BHS menegaskan pelestarian dan pengelolaan kebudayaan ini, bukan hahya terkait dalam menjaga karakter bangsa Indonesia, tapi kedepannya akan bisa menjadi penunjang perekonomian.

“Wisatawan mancanegara itu suka sekali dengan wisata budaya. Sehingga dengan menjadi Kementerian yang berdiri sendiri, akan lebih baik dalam mengembangkan nilai ekonomis dari kebudayaan,” ujarnya.

Ia juga menyampaikan usulan untuk dibentuk satu kementerian yang khusus mengurus sektor pangan.

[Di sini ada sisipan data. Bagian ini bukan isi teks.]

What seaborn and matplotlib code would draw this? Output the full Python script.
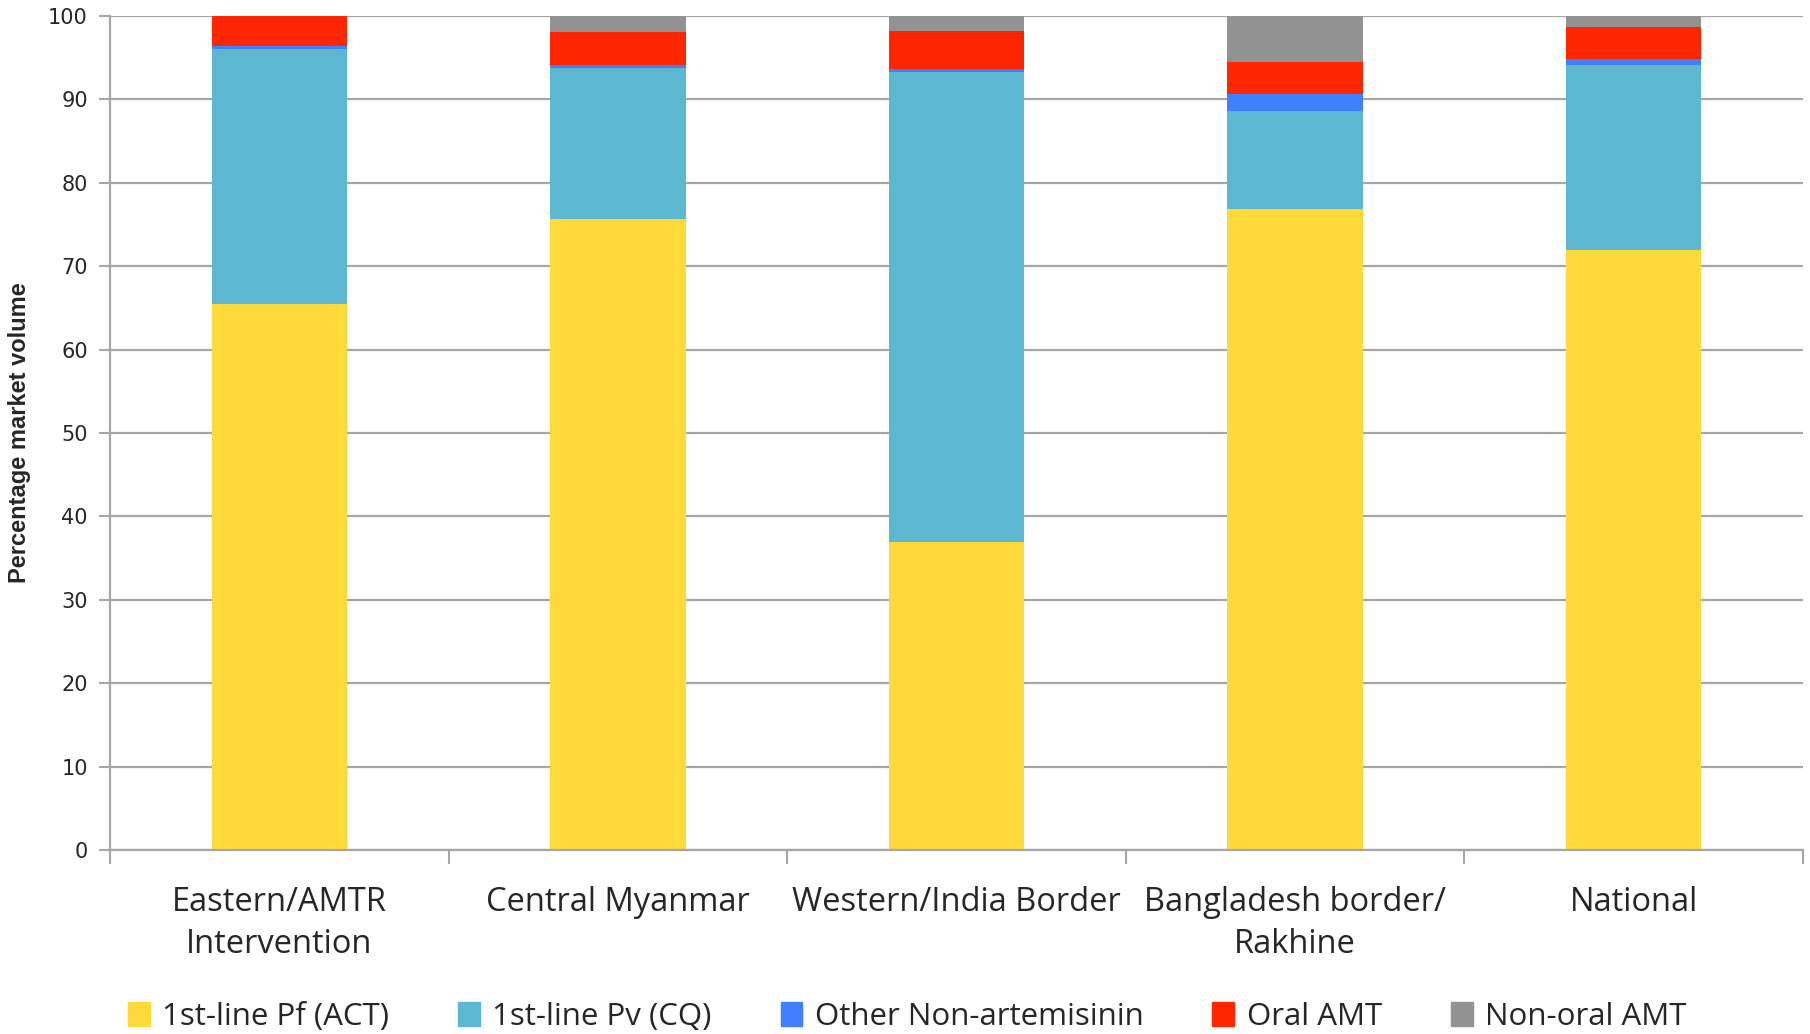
import matplotlib
matplotlib.use("Agg")

import matplotlib.pyplot as plt
import matplotlib.patches as mpatches
import seaborn as sns
import numpy as np
import pandas as pd

regions = ["Eastern/AMTR\nIntervention", "Central Myanmar", "Western/India Border",
           "Bangladesh border/\nRakhine", "National"]
series = ["1st-line Pf (ACT)", "1st-line Pv (CQ)", "Other Non-artemisinin",
          "Oral AMT", "Non-oral AMT"]
pf_act = [65.5, 75.6, 36.9, 76.9, 71.9]
pv_cq = [30.5, 18.2, 56.4, 11.7, 22.2]
other_non_art = [0.4, 0.3, 0.3, 2.1, 0.8]
oral_amt = [3.6, 4.0, 4.6, 3.8, 3.8]
non_oral_amt = [0.0, 1.9, 1.8, 5.5, 1.3]
colors = ["#FDD93A", "#5BB8D0", "#4080FF", "#FF2600", "#929292"]

sns.set_theme(style="white")

df = pd.DataFrame({"region": regions, series[0]: pf_act, series[1]: pv_cq,
                   series[2]: other_non_art, series[3]: oral_amt, series[4]: non_oral_amt})
cum = df[series].cumsum(axis=1)

fig = plt.figure(figsize=(18.1, 10.34), dpi=100)
ax = fig.add_axes([110 / 1810, 1 - 850 / 1034, 1693 / 1810, 834 / 1034])

for ax_grid in np.arange(0, 101, 10):
    ax.axhline(ax_grid, color="#A6A6A6", lw=1.6, zorder=0)

# draw tallest cumulative first so lower segments overlay
for s, c in reversed(list(zip(series, colors))):
    sns.barplot(x=df["region"], y=cum[s], color=c, saturation=1, width=0.4,
                ax=ax, zorder=2, linewidth=0)

ax.set_ylim(0, 100)
ax.set_xlim(-0.5, 4.5)
ax.set_yticks(np.arange(0, 101, 10))
ax.tick_params(axis="y", labelsize=15, length=8, width=1.5, color="#A6A6A6",
               direction="out", pad=8, left=True)
ax.tick_params(axis="x", labelsize=23.5, length=0, pad=26)
ax.set_xticks(np.arange(-0.5, 4.6, 1), minor=True)
ax.tick_params(axis="x", which="minor", length=10, width=1.5, color="#A6A6A6",
               direction="out", bottom=True)
for lbl in ax.get_xticklabels():
    lbl.set_fontfamily("Open Sans")
    lbl.set_linespacing(1.35)
ax.set_xlabel("")
ax.set_ylabel("Percentage market volume", fontsize=17, fontweight="bold",
              fontfamily="Liberation Sans", labelpad=12)

for side in ["top", "right"]:
    ax.spines[side].set_visible(False)
for side in ["left", "bottom"]:
    ax.spines[side].set_color("#A6A6A6")
    ax.spines[side].set_linewidth(1.6)

handles = [mpatches.Patch(color=c, label=s) for s, c in zip(series, colors)]
ax.legend(handles=handles, loc="center left", bbox_to_anchor=(-0.006, -0.2),
          ncol=5, frameon=False, handlelength=0.7, handleheight=0.8,
          handletextpad=0.4, columnspacing=2.2,
          prop={"family": "Open Sans", "size": 22.5})

fig.savefig("out.png", dpi=100)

Termasuk juga, memisahkan kementerian yang mengurus pendapatan atau penerimaan dan pengeluaran atau pembiayaan negara, seperti yang diberlakukan di Malaysia.

“Pemisahan antara penerimaan dan pengeluaran ini, diharapkan bisa lebih mengoptimalkan tata kelola dari masing-masing sektor itu,” ujarnya lagi.

Ia menegaskan yang paling utama dalam pemisahan maupun penambahan Kementerian ini adalah keefektifan, efisiensi, proporsionalitas beban tugas masing-masing Kementerian, dan kesinambungan.

“Dan tentunya, sumber daya manusianya harus kompeten dan profesional di bidangnya. Untuk beberapa Kementerian, yang beban tugasnya memang banyak, bisa ditambahkan dengan wamen. Misalnya di Kementerian Perhubungan, yang memang beban tugasnya banyak dan kegiatannya padat,” pungkas BHS.